Does anyone have any ideas of anything else I can do to ensure the wild yeast are overpowered or should I be okay with what I've done?


Sent from my iPhone using Wine Making


----------



## Boatboy24 (May 12, 2014)

You've done what you can - at least as far as I know.


----------



## Boatboy24 (May 14, 2014)

How are things progressing?


----------



## petey (May 14, 2014)

Just go ahead and pitch you're yeast. It'll take over,the only tough part is not knowing your starting gravity


----------



## Droc (May 14, 2014)

It's going good right now. I went down and stirred this morning and it seems to be chugging along pretty well. I did get an estimated sg, I think it was around 1.090 or 1.095, so I should have an idea of alcohol content anyway. Now just waiting for it to finish so I can do the MLF. 


Sent from my iPhone using Wine Making


----------



## Droc (May 19, 2014)

Got them racked over to the carboys around 1.000, so they're still going. I'm waiting until they go dry to do the MLF. So far, so good. 



Sent from my iPhone using Wine Making


----------



## JohnT (May 19, 2014)

Very nice!!!


----------



## DoctorCAD (May 19, 2014)

I'd bet there was some yeast in the juice to start with. Probably the resident strain of the vinyard that picked them, not "wild" yeast.


----------



## Droc (May 19, 2014)

Yeah. That's kind of what I figured. I threw my yeast in and added a little nutrient and haven't had any problems. It smells fantastic!!! 


Sent from my iPhone using Wine Making


----------



## heatherd (May 20, 2014)

Droc, I bet we passed each other at the vineyard - I picked up my buckets at Harford the Saturday before Mother's Day, as well. 

Mine is a double batch of Chilean Cabernet Sauvignon. I split the juice in half in my two primaries.
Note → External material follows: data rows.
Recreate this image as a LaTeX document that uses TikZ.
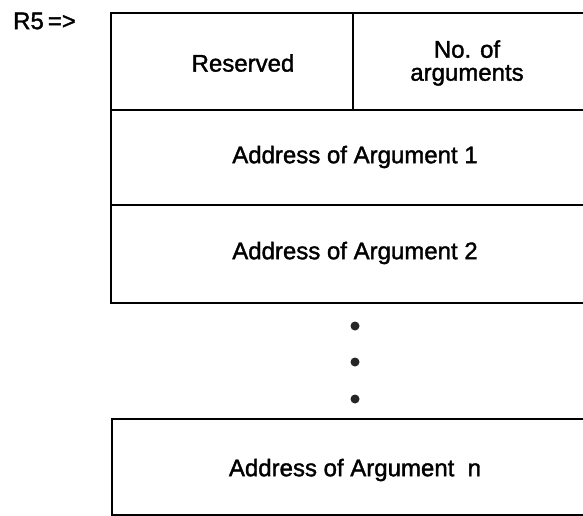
\documentclass[tikz,border=0pt]{standalone}
\usepackage{fontspec}
\setmainfont{Liberation Sans}
\newfontfamily\lblfont{Liberation Sans}[FakeBold=1.5]
\begin{document}
\begin{tikzpicture}[x=1pt,y=-1pt,
  cell/.style={draw=black,line width=2.8pt},
  lbl/.style={font=\lblfont\fontsize{24}{23}\selectfont,align=center,inner sep=0pt},
  dotmark/.style={circle,fill=black!85,inner sep=0pt,minimum size=9pt}]
\useasboundingbox (0,0) rectangle (583,516);
\clip (0,0) rectangle (583,516);
\fill[white] (0,0) rectangle (583,516);
\draw[cell] (111,13) rectangle (600,303);
\draw[cell] (111,110) -- (600,110);
\draw[cell] (111,205) -- (600,205);
\draw[cell] (353,13) -- (353,110);
\draw[cell] (112,419) rectangle (600,515);
\node[lbl,anchor=west] (r5) at (13,21) {R5\,=>};
\node[lbl] (res) at (243,63) {Reserved};
\node[lbl] (noa) at (467,63) {No. of\\arguments};
\node[lbl] (a1) at (355,157) {Address of Argument 1};
\node[lbl] (a2) at (355,253) {Address of Argument 2};
\node[dotmark] (d1) at (355,326) {};
\node[dotmark] (d2) at (355,362) {};
\node[dotmark] (d3) at (355,399) {};
\node[lbl] (an) at (355,470) {Address of Argument\ \ n};
\end{tikzpicture}
\end{document}
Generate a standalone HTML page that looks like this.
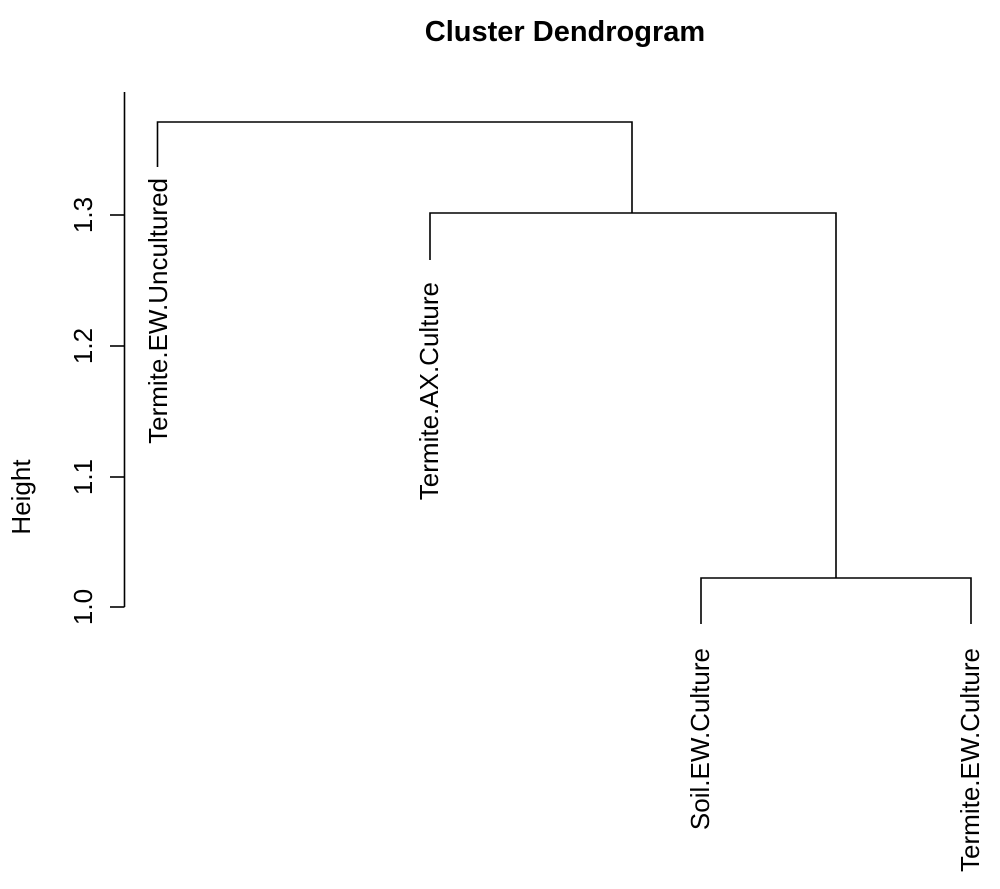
<!DOCTYPE html>
<html><head><style>html,body{margin:0;padding:0;background:#fff}</style></head>
<body>
<svg width="1000" height="884" viewBox="0 0 1000 884" xmlns="http://www.w3.org/2000/svg" font-family="Liberation Sans, sans-serif">
<rect width="1000" height="884" fill="#fff"/>
<text x="565" y="41" text-anchor="middle" font-weight="bold" font-size="29">Cluster Dendrogram</text>
<g stroke="#000" stroke-width="1.6" fill="none">
<line x1="124.5" y1="92" x2="124.5" y2="607"/>
<line x1="110" y1="607" x2="124.5" y2="607"/>
<line x1="110" y1="477" x2="124.5" y2="477"/>
<line x1="110" y1="346" x2="124.5" y2="346"/>
<line x1="110" y1="215" x2="124.5" y2="215"/>
<polyline points="157.5,167 157.5,122 632,122 632,213"/>
<polyline points="430,260 430,213 836,213 836,578"/>
<polyline points="701,624 701,578 971,578 971,624"/>
</g>
<g font-size="26">
<text transform="translate(92,607) rotate(-90)" text-anchor="middle">1.0</text>
<text transform="translate(92,477) rotate(-90)" text-anchor="middle">1.1</text>
<text transform="translate(92,346) rotate(-90)" text-anchor="middle">1.2</text>
<text transform="translate(92,215) rotate(-90)" text-anchor="middle">1.3</text>
<text transform="translate(30,497) rotate(-90)" text-anchor="middle">Height</text>
<text transform="translate(167,178) rotate(-90)" text-anchor="end">Termite.EW.Uncultured</text>
<text transform="translate(438,282) rotate(-90)" text-anchor="end">Termite.AX.Culture</text>
<text transform="translate(709,648) rotate(-90)" text-anchor="end">Soil.EW.Culture</text>
<text transform="translate(979,648) rotate(-90)" text-anchor="end">Termite.EW.Culture</text>
</g>
</svg>
</body></html>
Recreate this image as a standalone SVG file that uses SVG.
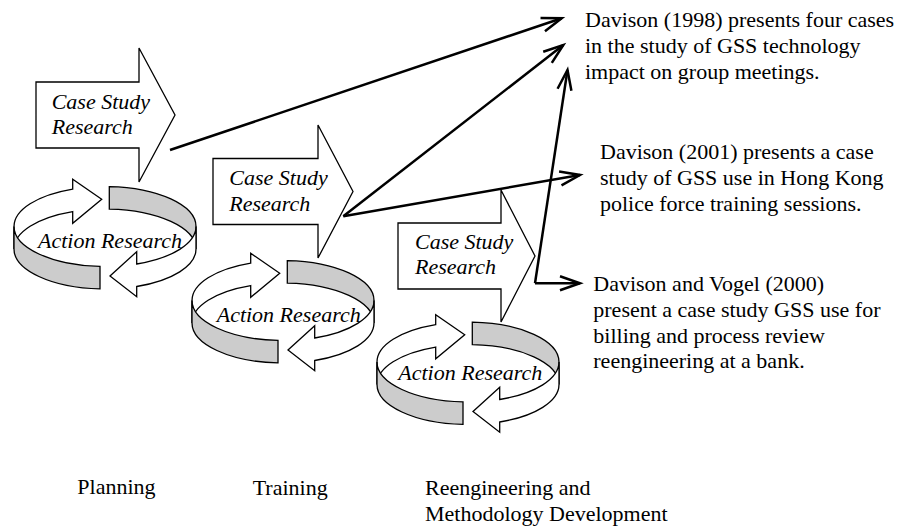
<svg xmlns="http://www.w3.org/2000/svg" xmlns:xlink="http://www.w3.org/1999/xlink" width="898" height="527" viewBox="0 0 898 527">
  <style>
    .shape { fill: #ffffff; stroke: #000000; stroke-width: 1.3; stroke-linejoin: miter; }
    .band { fill: #cccccc; stroke: #000000; stroke-width: 1.3; }
    .lbl { font-family: "Liberation Serif", "Times New Roman", serif; font-size: 22px; fill: #000000; }
    .it { font-style: italic; }
    .conn { fill: none; stroke: #000000; stroke-width: 2.5; }
  </style>
  <defs>
    <marker id="head" markerUnits="userSpaceOnUse" markerWidth="24" markerHeight="20" viewBox="-22 -10 24 20" refX="0" refY="0" orient="auto" overflow="visible">
      <path d="M-20,-7 L0,0 L-20,7" fill="none" stroke="#000000" stroke-width="2.5"/>
    </marker>
    <g id="ring">
      <path class="shape" d="M14,226.5 A91,40 0 0 1 72.7,189.1 L72.7,179.3 L101.7,199.3 L72.7,223.3 L72.7,211.6 A91,40 0 0 0 14,249 Z"/>
      <path class="band" d="M109.3,186.54 A91,40 0 0 1 196,226.5 L196,249 A91,40 0 0 0 109.3,209.04 Z"/>
      <path class="band" d="M14,226.5 A91,40 0 0 0 100,266.44 L100,288.94 A91,40 0 0 1 14,249 Z"/>
      <path class="shape" d="M196,226.5 A91,40 0 0 1 136.7,263.99 L136.7,251.7 L110,276 L136.7,296.7 L136.7,286.49 A91,40 0 0 0 196,249 Z"/>
    </g>
  </defs>

  <!-- Planning stage -->
  <g id="case-study-1">
    <polygon class="shape" points="36,82 139,82 139,48 175,115 139,182 139,148 36,148"/>
    <text class="lbl it" x="51.7" y="109">Case Study</text>
    <text class="lbl it" x="51.7" y="134">Research</text>
  </g>
  <g id="action-research-1">
    <use xlink:href="#ring" href="#ring"/>
    <text class="lbl it" x="38" y="248.3">Action Research</text>
  </g>

  <!-- Training stage -->
  <g id="case-study-2">
    <polygon class="shape" points="213,158.5 318,158.5 318,125 353,191.5 318,258 318,224.5 213,224.5"/>
    <text class="lbl it" x="229.3" y="185">Case Study</text>
    <text class="lbl it" x="229.3" y="210.5">Research</text>
  </g>
  <g id="action-research-2">
    <use xlink:href="#ring" href="#ring" transform="translate(178,74)"/>
    <text class="lbl it" x="216.7" y="321.7">Action Research</text>
  </g>

  <!-- Reengineering stage -->
  <g id="case-study-3">
    <polygon class="shape" points="398,223 501,223 501,190 535,256 501,322 501,289 398,289"/>
    <text class="lbl it" x="415" y="249.3">Case Study</text>
    <text class="lbl it" x="415" y="274.3">Research</text>
  </g>
  <g id="action-research-3">
    <use xlink:href="#ring" href="#ring" transform="translate(363,135.5)"/>
    <text class="lbl it" x="398.3" y="380">Action Research</text>
  </g>

  <!-- Connectors -->
  <g id="connectors">
    <line class="conn" x1="170" y1="150" x2="561.7" y2="18.3" marker-end="url(#head)"/>
    <line class="conn" x1="343.3" y1="216.3" x2="563.3" y2="45" marker-end="url(#head)"/>
    <line class="conn" x1="343.3" y1="216.3" x2="580" y2="175" marker-end="url(#head)"/>
    <line class="conn" x1="535" y1="283.3" x2="567.5" y2="70" marker-end="url(#head)"/>
    <line class="conn" x1="535" y1="283.3" x2="580" y2="283.3" marker-end="url(#head)"/>
  </g>

  <!-- Reference texts -->
  <g id="ref-davison-1998">
    <text class="lbl" x="585" y="27">Davison (1998) presents four cases</text>
    <text class="lbl" x="585" y="53">in the study of GSS technology</text>
    <text class="lbl" x="585" y="79">impact on group meetings.</text>
  </g>
  <g id="ref-davison-2001">
    <text class="lbl" x="600" y="159">Davison (2001) presents a case</text>
    <text class="lbl" x="600" y="185">study of GSS use in Hong Kong</text>
    <text class="lbl" x="600" y="211">police force training sessions.</text>
  </g>
  <g id="ref-davison-vogel-2000">
    <text class="lbl" x="593.3" y="291">Davison and Vogel (2000)</text>
    <text class="lbl" x="593.3" y="317">present a case study GSS use for</text>
    <text class="lbl" x="593.3" y="342.5">billing and process review</text>
    <text class="lbl" x="593.3" y="368">reengineering at a bank.</text>
  </g>

  <!-- Stage labels -->
  <g id="stage-labels">
    <text class="lbl" x="77.3" y="494">Planning</text>
    <text class="lbl" x="252.7" y="495">Training</text>
    <text class="lbl" x="425" y="495">Reengineering and</text>
    <text class="lbl" x="425" y="521">Methodology Development</text>
  </g>
</svg>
I had ordered a bucket of frozen Chilean Cab Sav must from M&M, so also split that in half into each primary. I pitched BM45 on each bucket. It has been bubbling away for two weeks now. My plan is to add medium toast french oak in secondary, and do MLF. Anything else I should consider adding?

Thanks,
Heather


----------



## Droc (May 20, 2014)

As of now, I'm waiting for most of the gross lees to fall out and the wine to go dry before I do my MLF, then I was planning on using some oak spirals as I do not have a barrel yet and them letting them sit in the carboy for 6 months or so. After that I'm thinking about possibly adding some finishing tannins and letting them sit another 5 or 6 months before bottling. 


Sent from my iPhone using Wine Making


----------



## heatherd (Jun 6, 2014)

Mine fermented to dry, then I racked and added the MLF culture. I am planning to stabilize in a few days. How are yours going?
Heather


Sent from my iPhone using Wine Makin


----------



## Boatboy24 (Jun 6, 2014)

heatherd said:


> Mine fermented to dry, then I racked and added the MLF culture. I am planning to stabilize in a few days. How are yours going?
> Heather
> 
> 
> Sent from my iPhone using Wine Makin



Is your MLF done already?


----------



## Droc (Jun 6, 2014)

Mine are doing well, I inoculated them with the MLF and am planning in letting them go for three months or so. I stir once a day or so, but other than that I just sit and stare at them  luckily I have an apple wine that's almost ready to be bottles along with some other kits I started. I just bottled a rq Chilean cab the other day and have about another month or two before I bottle my we Shiraz cab le. Both are tasting great. I can't wait until they hit a year and start to drink them. 


Sent from my iPhone using Wine Making


----------



## heatherd (Jun 18, 2014)

Mine are still sitting - I bought a test kit to check when MLF is done. Looking forward to tasting the results!
Heather


Sent from my iPhone using Wine Makin


----------



## Droc (Jun 19, 2014)

I still need to get a test kit for mine. I'm in between jobs right now, so as soon as that little problem gets cleared up I'll be taking care of that. 


Sent from my iPhone using Wine Making


----------



## heatherd (Jun 28, 2014)

I know lots of folks on the forum recommend testing, but I figured that giving MLF a month should take care of it. I have been trying to stay low cost on this and the test kits are spendy. I bought the malic one because it was cheapest but didn't get all the other kinds.


Sent from my iPhone using Wine Makin


----------



## Runningwolf (Jun 28, 2014)

I have seen mlf's take six months and others that never did finish.


----------